Baldwin doesn’t shy away from the fact that about 70% of the district voted for Donald Trump. He says that wasn’t about party affiliation, but rather a distrust and dislike for the status quo. In 2016, he says, Hillary Clinton represented that status quo.

So it should be no surprise that Baldwin says he is not a Clinton-style Democrat. He’s anything but. At only 18 he’s (obviously) not a career politician. In his more conservative area, he’s also not on board with the national Democratic Party on some key issues.

On abortion rights, he sees the importance of safe and legal abortions, but also the need for limits to those rights that protect a fetus in the third, or maybe even the second, trimester. When it comes to the Second Amendment, he is not for banning what he calls “assault weapons.” These positions will play well in his more conservative area of Ohio.

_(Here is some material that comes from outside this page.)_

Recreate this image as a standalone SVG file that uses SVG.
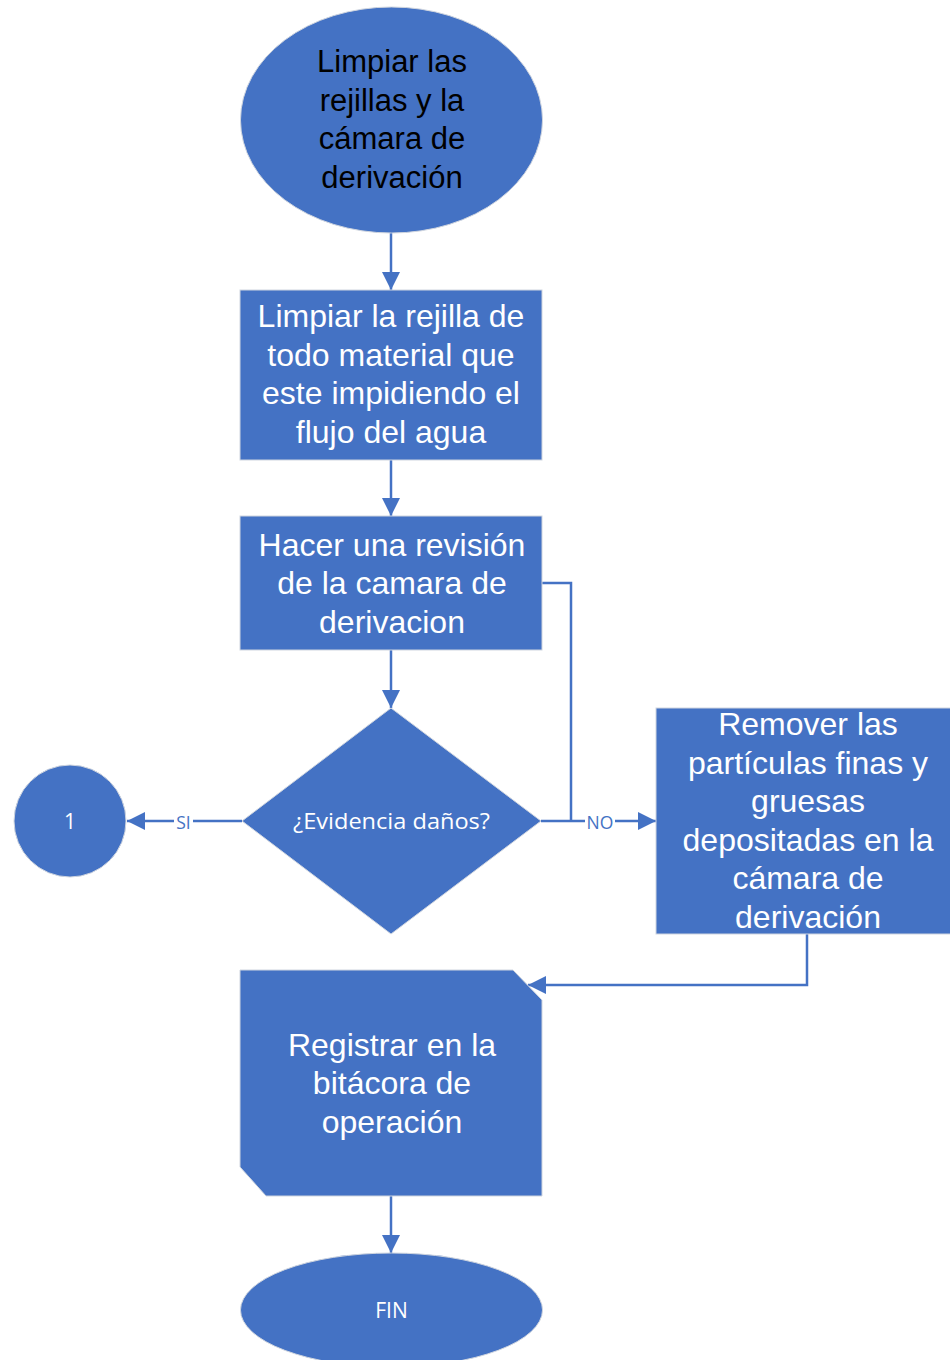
<svg xmlns="http://www.w3.org/2000/svg" width="950" height="1360" viewBox="0 0 950 1360">
<style>
.shape{fill:#4472C4;stroke:#cfd5df;stroke-width:1}
.t{font-family:"Liberation Sans",Arial,sans-serif;font-size:32px;fill:#ffffff;text-anchor:middle}
.tb{font-family:"Liberation Sans",Arial,sans-serif;font-size:31px;fill:#000000;text-anchor:middle}
.s{font-family:"Open Sans","Noto Sans",sans-serif;font-size:21px;fill:#ffffff;text-anchor:middle}
.lbl{font-family:"Open Sans","Noto Sans",sans-serif;font-size:17.5px;fill:#4472C4;text-anchor:middle}
.c{fill:none;stroke:#4472C4;stroke-width:2.5}
</style>
<defs>
<marker id="arr" viewBox="0 0 18 18" markerWidth="18" markerHeight="18" refX="18" refY="9" orient="auto" markerUnits="userSpaceOnUse">
<path d="M0,0 L18,9 L0,18 Z" fill="#4472C4"/>
</marker>
</defs>
<rect width="950" height="1360" fill="#ffffff"/>

<g id="connectors">
<path class="c" d="M391,233 V290" marker-end="url(#arr)"/>
<path class="c" d="M391,460 V516" marker-end="url(#arr)"/>
<path class="c" d="M391,650 V708" marker-end="url(#arr)"/>
<path class="c" d="M242,821 H127" marker-end="url(#arr)"/>
<path class="c" d="M541,821 H656" marker-end="url(#arr)"/>
<path class="c" d="M542,583 H571 V821"/>
<path class="c" d="M807,934 V985 H528" marker-end="url(#arr)"/>
<path class="c" d="M391,1196 V1253" marker-end="url(#arr)"/>
<rect x="174" y="812" width="19" height="19" fill="#ffffff"/>
<text class="lbl" x="183.5" y="829">SI</text>
<rect x="585" y="812" width="30" height="19" fill="#ffffff"/>
<text class="lbl" x="600" y="829">NO</text>
</g>

<g id="start">
<ellipse class="shape" cx="391.5" cy="120" rx="151" ry="113"/>
<text class="tb" x="392" y="72">Limpiar las</text>
<text class="tb" x="392" y="111">rejillas y la</text>
<text class="tb" x="392" y="149">cámara de</text>
<text class="tb" x="392" y="188">derivación</text>
</g>

<g id="limpiar">
<rect class="shape" x="240" y="290" width="302" height="170"/>
<text class="t" x="391" y="327">Limpiar la rejilla de</text>
<text class="t" x="391" y="366">todo material que</text>
<text class="t" x="391" y="404">este impidiendo el</text>
<text class="t" x="391" y="443">flujo del agua</text>
</g>

<g id="revision">
<rect class="shape" x="240" y="516" width="302" height="134"/>
<text class="t" x="392" y="556">Hacer una revisión</text>
<text class="t" x="392" y="594">de la camara de</text>
<text class="t" x="392" y="633">derivacion</text>
</g>

<g id="decision">
<path class="shape" d="M391,708 L541,821 L391,934 L242,821 Z"/>
<text class="s" x="391.5" y="829" textLength="197" lengthAdjust="spacingAndGlyphs">¿Evidencia daños?</text>
</g>

<g id="conector1">
<circle class="shape" cx="70" cy="821" r="56"/>
<text class="s" x="70" y="829">1</text>
</g>

<g id="remover">
<rect class="shape" x="656" y="708" width="304" height="226"/>
<text class="t" x="808" y="735">Remover las</text>
<text class="t" x="808" y="774">partículas finas y</text>
<text class="t" x="808" y="812">gruesas</text>
<text class="t" x="808" y="851">depositadas en la</text>
<text class="t" x="808" y="889">cámara de</text>
<text class="t" x="808" y="928">derivación</text>
</g>

<g id="registrar">
<path class="shape" d="M240,970 H513 L542,1000 V1196 H266 L240,1167 Z"/>
<text class="t" x="392" y="1056">Registrar en la</text>
<text class="t" x="392" y="1094">bitácora de</text>
<text class="t" x="392" y="1133">operación</text>
</g>

<g id="fin">
<ellipse class="shape" cx="391.5" cy="1310" rx="151" ry="57"/>
<text class="s" x="391.5" y="1318">FIN</text>
</g>
</svg>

On LGBTQ issues he will be a champion in the state assembly in a way his opponent could never be.

“Vitale believes strictly in one man and one woman having children, that that’s his idea of a family,” Bennett said. “We have multiple LGBT families in the district, and it’s scary that we have a representative furthering those ideas in the statehouse.”

Vitale is the author of House Bill 36 , dubbed the Ohio Pastor Protection Act, a discrimination bill that claims  it would allow religious figures to refuse to perform marriages against their “beliefs.” He also, of course, insists on calling gay people “homosexuals,” which for years has been code for homophobia.

Bennett hopes that his message of inclusion, and his willingness to reach across party lines and work with others, will help unseat his anti-LGBTQ opponent.